Em conclusão o relatório afirma que "com a travessia ferroviária Chelas-Barreiro, sobretudo se incluir também a componente rodoviária: É significativamente corrigida a equidade face a outros eixos radiais da AML; São criadas condições necessárias, ainda que não suficientes, para inversão da tendência de litoralização da AML; São criadas condições para a reconversão urbana das áreas degradadas e obsoletas do Arco Ribeirinho, as quais dependem também da ocorrência de outros investimentos a nível local já descritos (extensão do MST, promoção da intermodalidade e convergência da iniciativa privada para objectivos públicos); É promovida a coesão interna da Península de Setúbal e do seu Arco Ribeirinho e criadas condições para o desenvolvimento do policentrismo e das suas especializações no quadro da AML; É promovida a convergência, numa primeira fase, das oportunidades, e numa segunda fase, dos níveis de desenvolvimento das unidades territoriais da Península de Setúbal; São criadas condições que minimizam a pressão sobre espaços naturais protegidos e o alargamento e a dispersão excessivas das áreas urbanas próximas do litoral no contexto metropolitano(...)"

Por outro lado com a ligação Beato-Montijo "não é corrigida a equidade face a outros eixos radiais da AML, sendo apenas reforçada a ligação entre Lisboa e o Montijo e Alcochete, no extremo nascente do Arco Ribeirinho, o menos populoso desta unidade territorial, e próximo de áreas protegidas; Não são criadas condições para inversão da tendência de litoralização da AML, uma vez que as condições de acessibilidade a Lisboa da parte central do Arco Ribeirinho permanecem prejudicadas apesar da ligação Montijo-Barreiro; Não são proporcionadas condições necessárias à reconversão urbana das áreas degradadas e obsoletas do Arco Ribeirinho, em particular na Península do Barreiro; Não é promovida a coesão interna da Península de Setúbal e do seu Arco Ribeirinho, nem são criadas condições para o desenvolvimento do policentrismo e das suas especializações no quadro da AML, antes acentuando as diferenças entre Almada e (agora) Montijo em relação à Península do Barreiro; É promovida, numa primeira fase, a divergência de oportunidades, e numa segunda fase, dos níveis de desenvolvimento das unidades territoriais da Península de Setúbal; São criadas condições que promovem o alargamento e a dispersão excessivas das áreas urbanas no contexto metropolitano, em especial para as unidades territoriais da AML a nascente.(...)"
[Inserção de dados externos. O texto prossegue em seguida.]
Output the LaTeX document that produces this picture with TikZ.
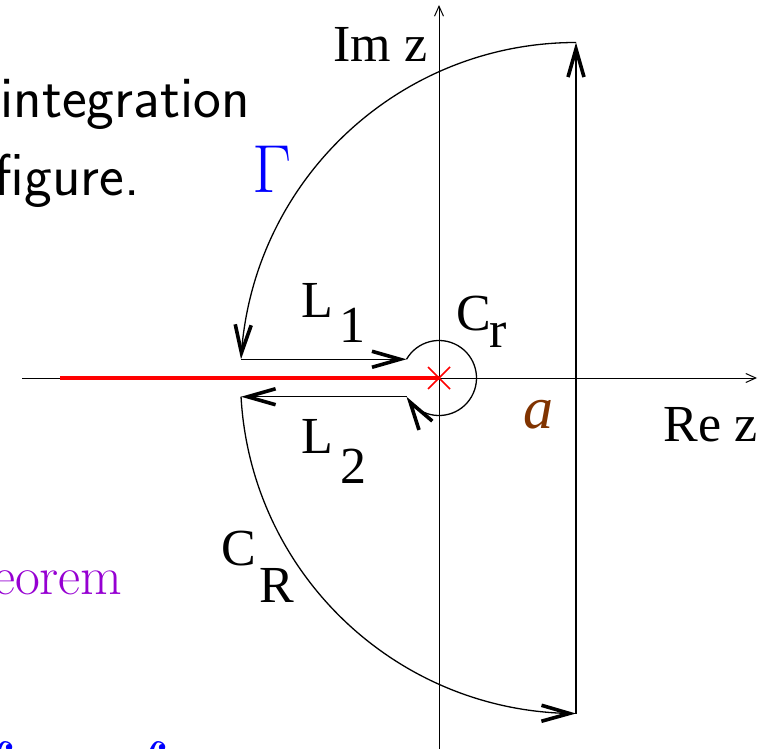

Estas são questões fundamentais cuja resposta deve preceder uma decisão nestas matérias. Quem quiser conhecer a parte substantiva da argumentação deve ler o Relatório da página 31 à 63. Questões fundamentais que me parece terem sido bem respondidas e numa dimensão irrecusável a do Ordenamento do Território.


PS - Refiro com satisfação o facto de o professor António Reis ser o projectista da ponte. Este engenheiro civil, professor do Técnico, foi aliás apelidado no telejornal do canal 1, quando deram a notícia da decisão do Governo, de "arquitecto do Técnico" o que corresponde já, para os padrões dominantes, a uma promoção social. Não é assim que chamam ao engenheiro Calatrava?